Models on models within stan

Hi!
Hope this message finds you well.

In order to propagate uncertainty, I am trying to find examples where all together in the same stan document, the output from the generated quantities of a model is used as the response variable for a second model.

I was originally doing this as separate steps:

  1. I get my observed data x (at a site level), fit a model to it where the likelihood is x[i]~N (mu[i],sigma), and then in the generated quantities I use the estimated parameters and data x to calculate a site-level metric, x2 (which has uncertainty).
  2. Outside of stan, per country, I calculate a weighted mean of x2, and classify a country as 1 or 0 is that weighted mean passes a threshold, so I end up having a variable x3 at a country level that is presence/absences.
  3. Then I run a logistic model to understand which country-level factors can predict that X3 variable. I get a distribution for the slopes of those country-factors (i.e., uncertainty in the estimated slope from all iterations).

However, someone pointed out that I should do it all together in stan to propagate uncertainty, and I would like to learn how to do it. What I described above would not propagate the uncertainty from X2 to the step 3 (i.e., slope uncertainty in step 3 does not include the uncertainty from X2).

So my question is, are there any examples out there that do this sort of thing (models on models within stan)? Alternatively, is there a way to add two model components in the same stan document. For example:
data{
observed data at a site level
site-level predictors of first model
country-level predictors of second model
}
parameters{
parameters for model 1
parameters for model 2
}
transformed parameters{
transformed parameters for model 1
transformed parameters for model 2
}
model1{
likelihood and priors for site-level response variable
}
generated quantities{
new variable based on observed data and parameters
calculate weighted mean per country and calculate presence/absence depending on threshold: second response variable
}
model 2{
likelihood and priors for second response variable (country-level)
}

Hope my message is clear and sorry for the matters. I do not have a reproducible example because I just want to know if this can be done and if there are any examples out there that do this so I can learn how to do it. Thank you in advance!

Best regards
Jessica

Hi @Jessica_ZM, I’ll take a stab at this, although you might be better off waiting for someone with more expertise to weigh in.

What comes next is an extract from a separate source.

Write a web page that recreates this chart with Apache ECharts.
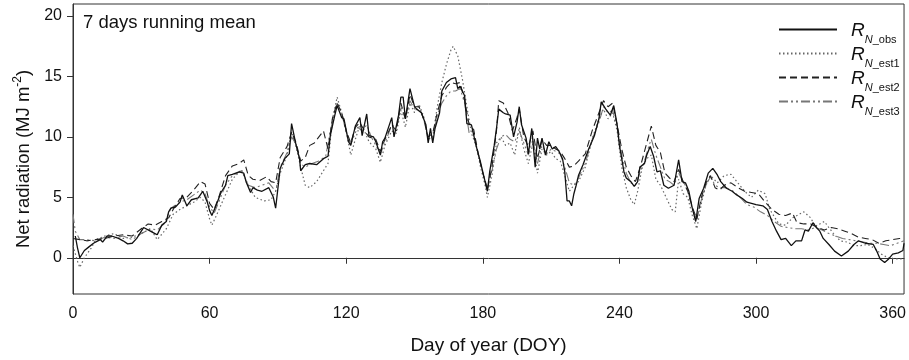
<!DOCTYPE html>
<html>
<head>
<meta charset="utf-8">
<script src="https://cdn.jsdelivr.net/npm/echarts@6/dist/echarts.min.js"></script>
<style>html,body{margin:0;padding:0;background:#fff}#c{width:909px;height:360px}</style>
</head>
<body>
<div id="c"></div>
<script>
const xTicks = [0, 60, 120, 180, 240, 300, 360];
const yTicks = [0, 5, 10, 15, 20];
const seriesNames = ['obs', 'est1', 'est2', 'est3'];

const obsDays = [1,2,3,5,7,9,12,13,15,17,20,22,24,26,28,30,31,34,36,37,39,41,42,43,45,47,48,50,52,55,57,59,60,61,63,65,67,68,70,73,75,76,78,79,81,83,86,88,89,91,93,95,96,98,99.5,100,102,104,107,110,112,113,115,116,118,119,121,122,124,126,127,129,130,132,133,135,136,137,140,141,143,144,145,146,148,150,151,153,155,156,157,158,159,161,162,164,166,168,169,170,172,173,175,177,179,181,182,183,185,186,187,189,190,192,193.5,195,196,197,199,200,201.5,203,204,205,206,207.5,209,210.5,212,213.5,215,216,217,218,219,220,221,222,224,226.5,229,231,232,234,236,237.5,239,240,241,242,243,245,246.5,248,249,251,252,253.5,255,256.5,258,259.5,261.5,264,266,267.5,269,270.5,272,273.5,275,277,279,281,283,284.5,287,289.5,291.5,294,296,298,300,303,305,307,309,311,313,315.5,317.5,320,321.5,323,325,326.5,328,329.5,332,334.5,337.5,340.5,343,345,348,351.5,353,354.5,356.5,358,360,362.5,364.5,365];
const obsVals = [1.8,0.8,0.0,0.6,0.9,1.2,1.5,1.3,1.8,1.8,1.6,1.4,1.15,1.2,1.6,2.2,2.5,2.2,2.0,1.9,2.7,3.0,3.8,4.1,4.2,4.6,5.2,4.3,4.8,4.95,5.5,4.6,3.9,3.5,4.4,5.4,6.0,6.8,6.9,7.1,7.0,6.3,5.4,5.8,5.6,5.5,5.8,5.0,4.1,7.4,8.2,8.6,11.1,9.3,8.2,7.2,7.7,7.8,7.7,8.2,8.4,10.1,11.8,12.6,11.6,11.5,9.6,9.3,10.9,11.6,10.1,11.9,10.1,10.0,9.6,8.5,9.6,9.9,11.6,10.0,11.8,13.3,13.3,11.5,14.0,12.5,12.3,12.0,11.0,9.5,10.7,9.5,10.7,12.0,13.8,14.5,14.8,14.9,14.0,14.2,13.4,11.1,11.0,9.3,7.9,6.3,5.5,7.1,9.3,10.7,12.3,12.0,11.9,11.8,10.0,11.2,12.5,11.0,9.9,8.6,10.7,7.5,9.9,9.0,9.9,8.5,9.6,9.0,9.2,8.8,8.2,7.1,4.7,4.7,4.3,5.3,6.0,6.8,7.7,9.0,10.1,11.5,12.9,12.3,11.8,12.6,11.0,9.3,8.2,7.1,6.6,6.3,5.9,6.3,7.5,7.8,8.5,9.2,8.4,7.1,7.2,6.0,5.75,6.0,8.1,6.3,6.2,5.5,4.1,3.0,4.9,5.75,7.0,7.4,6.85,6.3,5.75,5.5,5.2,4.9,4.6,4.5,4.4,4.3,4.0,3.0,2.2,1.5,1.6,1.0,1.4,1.4,2.3,2.2,2.9,2.5,2.2,1.6,1.1,0.55,0.15,0.55,1.1,1.4,1.2,1.1,0.55,-0.1,-0.4,-0.15,0.3,0.4,0.6,1.2];

const est1Days = [0,2,3,5,8,10,14,18,22,26,30,34,37,41,44,47,50,53,56,58,60,61,63,66,70,74,77,80,84,87,89,91,94,96,98,100,102,104,107,110,112,114,116,118,120,122,124,126,128,130,133,135,137,140,142,144,146,148,150,152,154,156,158,160,162,164,166,167,169,171,173,175,177,179,181,182,184,186,188,190,192,194,196,198,200,202,204,206,208,210,212,214,216,218,220,222,225,228,231,233,235,237,239,241,243,245,246.5,248,250,252,254,256,258,261,263,264.5,266,268,270,272,274,276,278,280,283,286,289,292,295,298,301,304,306,308,310,313,316,319,321,324,326,328,330,332,334,337,340,343,346,349,352,355,358,361,365];
const est1Vals = [1.0,-0.3,-0.8,0.0,0.8,1.5,1.8,2.0,1.6,1.7,2.0,2.4,1.5,2.4,3.6,4.0,4.3,4.6,5.0,4.6,3.2,2.7,3.5,4.8,6.5,7.3,6.0,5.0,4.7,4.8,5.5,7.0,8.5,10.4,9.2,7.5,6.0,5.8,6.3,7.2,7.8,11.5,13.3,12.0,10.5,8.5,9.8,11.0,10.5,9.6,9.0,7.9,9.3,10.5,10.3,12.2,10.8,12.8,12.0,12.7,11.7,9.8,10.0,12.5,14.5,16.0,17.2,17.5,16.7,14.8,12.5,10.3,9.3,7.5,6.0,5.0,6.8,9.5,10.0,9.3,9.5,8.5,10.8,9.0,7.8,9.5,7.0,9.0,8.5,8.8,8.2,8.0,6.8,5.5,6.0,6.3,7.5,9.8,11.5,12.3,11.5,12.0,10.5,7.5,5.8,4.8,4.4,5.5,7.5,8.2,8.5,6.5,6.0,4.8,4.0,3.8,6.5,5.3,5.0,3.5,2.4,4.5,6.0,6.8,6.2,6.8,6.9,6.2,5.5,5.0,5.6,5.3,4.0,3.4,2.8,2.7,3.3,3.6,3.8,3.3,2.6,2.8,3.0,2.5,2.0,1.4,1.3,1.0,1.0,1.1,0.8,0.3,0.0,-0.1,-0.1];

const est2Days = [0,3,6,10,14,18,22,26,30,33,36,39,42,44,47,50,53,56,58,60,62,64,67,70,73,75,77,79,82,85,87,89,91,94,96,98,100,102,104,106,108,110,112,114,116,118,120,122,124,126,128,130,133,135,137,140,142,144,146,148,150,152,154,156,158,160,162,164,166,168,170,172,174,176,178,180,182,184,186,187,189,191,193,195,196,198,200,202,204,206,208,210,212,214,216,218,220,222,225,228,231,233,235,237,239,241,243,245,247,249,251,253,254,256,258,260,262,264,266,268,270,272,274,276,278,280,282,284,286,289,292,295,298,301,304,307,310,313,316,318,321,324,327,330,333,336,339,342,345,348,351,354,357,360,363,365];
const est2Vals = [1.6,1.5,1.4,1.5,1.6,1.8,1.9,1.8,2.4,2.8,2.7,3.0,3.3,4.0,4.9,5.0,5.6,6.3,6.1,4.5,4.0,5.0,6.8,7.6,7.8,8.1,6.8,6.5,6.4,6.7,6.3,6.2,8.3,9.2,10.4,9.5,8.0,8.3,9.3,9.5,10.0,10.5,9.0,11.6,12.8,12.0,10.5,9.5,10.8,11.2,10.5,10.0,9.8,8.8,9.8,11.0,10.5,12.8,11.5,13.5,12.5,12.5,11.5,10.0,10.3,12.0,13.4,14.1,14.5,14.4,14.5,13.0,11.0,10.6,8.6,7.0,5.6,7.5,10.5,13.0,12.8,12.0,10.5,11.6,12.3,10.0,9.2,10.5,8.2,9.8,9.3,9.3,9.0,8.8,8.2,7.5,7.6,8.0,8.6,10.5,12.0,13.0,12.5,12.8,11.0,9.0,7.5,6.8,6.3,7.4,8.8,10.2,10.9,9.3,8.7,7.0,6.6,6.3,7.3,6.3,5.5,4.2,3.2,5.0,6.2,6.8,5.8,5.6,6.0,6.2,5.8,5.5,5.4,5.3,4.6,4.0,3.6,3.5,3.7,2.9,2.8,2.8,2.5,2.3,2.5,2.4,2.2,2.0,1.7,1.6,1.5,1.2,1.4,1.5,1.6,1.5];

const est3Days = [0,1,3,6,10,14,18,22,26,30,34,37,40,43,47,50,53,56,58,60,62,64,67,70,74,77,80,83,86,89,91,94,96,98,100,102,105,108,111,113,116,118,120,122,125,127,129,131,133,135,137,140,142,144,146,148,150,152,154,156,158,160,162,164,166,168,170,172,174,176,178,180,182,184,186,188,190,192,194,196,198,200,202,204,206,208,210,212,214,216,218,220,222,225,228,231,233,235,237,239,241,243,245,247,249,251,253,254,256,258,260,262,264,266,268,270,272,274,276,278,280,282,284,287,290,293,296,299,302,305,308,311,314,317,320,323,326,329,332,335,338,341,344,347,350,353,356,359,362,365];
const est3Vals = [3.6,2.2,1.5,1.5,1.4,1.7,1.6,1.8,1.5,2.0,2.4,2.3,2.8,4.1,4.6,4.8,5.2,5.6,5.3,4.2,3.7,4.6,6.0,6.8,7.2,6.0,5.8,6.0,6.2,5.5,7.5,8.7,10.0,9.4,7.8,7.5,7.8,8.0,8.4,10.5,12.8,12.0,10.3,9.4,10.8,10.5,11.0,10.0,9.3,8.6,9.5,11.0,10.8,12.5,11.5,13.0,12.3,12.5,11.5,9.8,10.0,11.8,12.8,13.4,13.8,13.8,14.0,12.8,10.3,10.5,8.5,7.0,5.8,7.2,9.0,10.0,10.2,9.8,9.6,10.5,9.5,8.5,9.8,7.8,9.3,8.6,9.0,8.8,8.6,7.5,6.2,6.0,6.6,7.8,9.8,11.2,12.5,12.0,12.2,10.8,8.5,7.0,6.2,6.0,7.0,8.0,9.3,9.8,8.5,7.5,6.5,6.3,6.0,7.0,6.3,5.6,4.0,3.2,4.8,6.0,6.7,6.0,5.8,5.8,5.5,5.0,4.4,4.2,3.8,3.5,3.0,2.6,2.5,2.4,2.4,2.3,2.5,2.3,2.0,1.8,1.6,1.5,1.4,1.3,1.2,1.2,1.1,1.0,1.2,1.4];

function pairs(d, v) { return d.map((x, i) => [x, v[i]]); }

const chart = echarts.init(document.getElementById('c'));
const FONT = 'Liberation Sans, Arial, sans-serif';
const labelFmt = {
  obs: '{r|R}{s|N}{t|_obs}',
  est1: '{r|R}{s|N}{t|_est1}',
  est2: '{r|R}{s|N}{t|_est2}',
  est3: '{r|R}{s|N}{t|_est3}'
};
chart.setOption({
  animation: false,
  backgroundColor: '#fff',
  textStyle: { fontFamily: FONT },
  title: {
    text: '7 days running mean', left: 78, top: 8,
    textStyle: { fontSize: 18.5, fontWeight: 'normal', color: '#111', fontFamily: FONT }
  },
  grid: { left: 73, right: 3, top: 4, bottom: 64, show: true, borderColor: '#333', borderWidth: 1 },
  legend: {
    orient: 'vertical', left: 773, top: 16, itemWidth: 58, itemHeight: 12, itemGap: 0,
    data: seriesNames,
    formatter: n => labelFmt[n],
    itemStyle: { opacity: 0 },
    textStyle: {
      rich: {
        r: { fontSize: 19, fontStyle: 'italic', color: '#111', lineHeight: 21, verticalAlign: 'bottom', padding: [0, 0, 0, 9], fontFamily: FONT },
        s: { fontSize: 11, fontStyle: 'italic', color: '#111', lineHeight: 21, verticalAlign: 'bottom', padding: [0, 0, -5, 0], fontFamily: FONT },
        t: { fontSize: 11, color: '#111', lineHeight: 21, verticalAlign: 'bottom', padding: [0, 0, -5, 0], fontFamily: FONT }
      }
    }
  },
  xAxis: {
    type: 'value', min: 0, max: 365,
    name: 'Day of year (DOY)', nameLocation: 'middle', nameGap: 42,
    nameTextStyle: { fontSize: 19, color: '#111', fontFamily: FONT },
    axisLine: { lineStyle: { color: '#333', width: 1 } },
    axisTick: { show: true, inside: false, length: 6, customValues: xTicks, lineStyle: { color: '#333' } },
    axisLabel: { customValues: xTicks, fontSize: 16, color: '#111', margin: 12, fontFamily: FONT },
    splitLine: { show: false }
  },
  yAxis: {
    type: 'value', min: -3, max: 21,
    name: '{a|Net radiation (MJ m}{b|-2}{a|)}', nameLocation: 'middle', nameGap: 29,
    nameTextStyle: {
      color: '#111',
      padding: [0, 20, 0, 0],
      rich: {
        a: { fontSize: 18.5, color: '#111', fontFamily: FONT, lineHeight: 22, verticalAlign: 'bottom' },
        b: { fontSize: 12, color: '#111', fontFamily: FONT, lineHeight: 22, verticalAlign: 'top' }
      }
    },
    axisLine: { show: true, lineStyle: { color: '#333', width: 1 } },
    axisTick: { show: true, inside: false, length: 6, customValues: yTicks, lineStyle: { color: '#333' } },
    axisLabel: { customValues: yTicks, fontSize: 16, color: '#111', margin: 11, fontFamily: FONT },
    splitLine: { show: false }
  },
  series: [
    { name: 'obs', type: 'line', data: pairs(obsDays, obsVals), symbol: 'none', z: 5,
      lineStyle: { color: '#111', width: 1.3, type: 'solid' }, itemStyle: { color: '#111' } },
    { name: 'est1', type: 'line', data: pairs(est1Days, est1Vals), symbol: 'none', z: 3,
      lineStyle: { color: '#666', width: 1.2, type: [1.5, 2.5] }, itemStyle: { color: '#666' } },
    { name: 'est2', type: 'line', data: pairs(est2Days, est2Vals), symbol: 'none', z: 4,
      lineStyle: { color: '#222', width: 1.1, type: [7, 4] }, itemStyle: { color: '#222' } },
    { name: 'est3', type: 'line', data: pairs(est3Days, est3Vals), symbol: 'none', z: 2,
      lineStyle: { color: '#777', width: 1.1, type: [9, 3, 2, 3, 2, 3] }, itemStyle: { color: '#777' } }
  ]
});
</script>
</body>
</html>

Unless your generated quantities do something prohibited in a transformed parameters block, I think you can just put those calculations into the transformed parameters block and then put model 1 & model 2 into just one model block, so:

data{
  #observed data at a site level
  #site-level predictors of first model
  #country-level predictors of second model
}
parameters{
  #params for model 1
  #params for model 2
}
transformed parameters{
  #transformed parameters for model 1
  #transformed parameters for model 2

  #calculate weighted mean per country
}
model {
  #likelihood and priors for site-level response variable
  #likelihood and priors for second response variable (country-level)
}

The only issue I can see has to do with the thresholding/binarizing of the x3 parameter, since I don’t think Stan can model discrete parameters directly.

Instead of logistic regression on 0/1, could you instead model the the un-thresholded value (the weighted mean of x2)?